Description of the task:
Copy out all the lines exactly. Omit pictures.

Given material:
────────────────────
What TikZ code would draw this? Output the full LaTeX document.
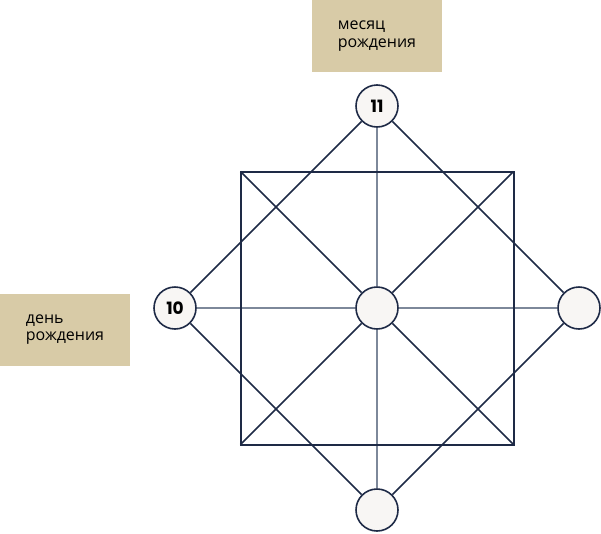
\documentclass[tikz,border=0pt]{standalone}
\usepackage{fontspec}
\setmainfont{Open Sans}
\newfontfamily\numfont{Poppins}
\definecolor{navy}{HTML}{1E2A46}
\definecolor{axisgray}{HTML}{7D889A}
\definecolor{sand}{HTML}{D8CBA7}
\definecolor{pearl}{HTML}{F8F6F4}
\begin{document}
\begin{tikzpicture}[x=1pt,y=-1pt,
    dot/.style={circle,draw=navy,line width=1.6pt,fill=pearl,minimum size=42pt,inner sep=0pt,
      font=\numfont\bfseries\fontsize{17}{17}\selectfont},
    tag/.style={fill=sand,minimum width=130pt,minimum height=72pt,align=left,
      font=\fontsize{16}{17.5}\selectfont},
    edge/.style={navy,line width=1.7pt},
    axis/.style={axisgray,line width=1.3pt}]
  \useasboundingbox (0,0) rectangle (601,533);
  % square corners
  \coordinate (sqA) at (240.5,171.5);
  \coordinate (sqB) at (513.5,171.5);
  \coordinate (sqC) at (513.5,444.5);
  \coordinate (sqD) at (240.5,444.5);
  % circles
  \node[dot] (c) at (377,308) {};
  \node[dot] (t) at (377,106) {11};
  \node[dot] (b) at (377,510) {};
  \node[dot] (l) at (175,308) {10};
  \node[dot] (r) at (579,308) {};
  % labels
  \node[tag] (month) at (377,36) {месяц\\рождения};
  \node[tag] (day) at (65,329.5) {день\\рождения};
  % axes
  \draw[axis] (t) -- (c);
  \draw[axis] (c) -- (b);
  \draw[axis] (l) -- (c);
  \draw[axis] (c) -- (r);
  % square and diagonals
  \draw[edge,line width=2pt] (sqA) -- (sqB) -- (sqC) -- (sqD) -- cycle;
  \draw[edge] (sqA) -- (c);
  \draw[edge] (c) -- (sqC);
  \draw[edge] (sqB) -- (c);
  \draw[edge] (c) -- (sqD);
  % diamond
  \draw[edge] (t) -- (l);
  \draw[edge] (t) -- (r);
  \draw[edge] (b) -- (l);
  \draw[edge] (b) -- (r);
\end{tikzpicture}
\end{document}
────────────────────
Task answer:
What TikZ code would draw this? Output the full LaTeX document.
\documentclass[tikz,border=0pt]{standalone}
\usepackage{fontspec}
\setmainfont{Open Sans}
\newfontfamily\numfont{Poppins}
\definecolor{navy}{HTML}{1E2A46}
\definecolor{axisgray}{HTML}{7D889A}
\definecolor{sand}{HTML}{D8CBA7}
\definecolor{pearl}{HTML}{F8F6F4}
\begin{document}
\begin{tikzpicture}[x=1pt,y=-1pt,
    dot/.style={circle,draw=navy,line width=1.6pt,fill=pearl,minimum size=42pt,inner sep=0pt,
      font=\numfont\bfseries\fontsize{17}{17}\selectfont},
    tag/.style={fill=sand,minimum width=130pt,minimum height=72pt,align=left,
      font=\fontsize{16}{17.5}\selectfont},
    edge/.style={navy,line width=1.7pt},
    axis/.style={axisgray,line width=1.3pt}]
  \useasboundingbox (0,0) rectangle (601,533);
  % square corners
  \coordinate (sqA) at (240.5,171.5);
  \coordinate (sqB) at (513.5,171.5);
  \coordinate (sqC) at (513.5,444.5);
  \coordinate (sqD) at (240.5,444.5);
  % circles
  \node[dot] (c) at (377,308) {};
  \node[dot] (t) at (377,106) {11};
  \node[dot] (b) at (377,510) {};
  \node[dot] (l) at (175,308) {10};
  \node[dot] (r) at (579,308) {};
  % labels
  \node[tag] (month) at (377,36) {месяц\\рождения};
  \node[tag] (day) at (65,329.5) {день\\рождения};
  % axes
  \draw[axis] (t) -- (c);
  \draw[axis] (c) -- (b);
  \draw[axis] (l) -- (c);
  \draw[axis] (c) -- (r);
  % square and diagonals
  \draw[edge,line width=2pt] (sqA) -- (sqB) -- (sqC) -- (sqD) -- cycle;
  \draw[edge] (sqA) -- (c);
  \draw[edge] (c) -- (sqC);
  \draw[edge] (sqB) -- (c);
  \draw[edge] (c) -- (sqD);
  % diamond
  \draw[edge] (t) -- (l);
  \draw[edge] (t) -- (r);
  \draw[edge] (b) -- (l);
  \draw[edge] (b) -- (r);
\end{tikzpicture}
\end{document}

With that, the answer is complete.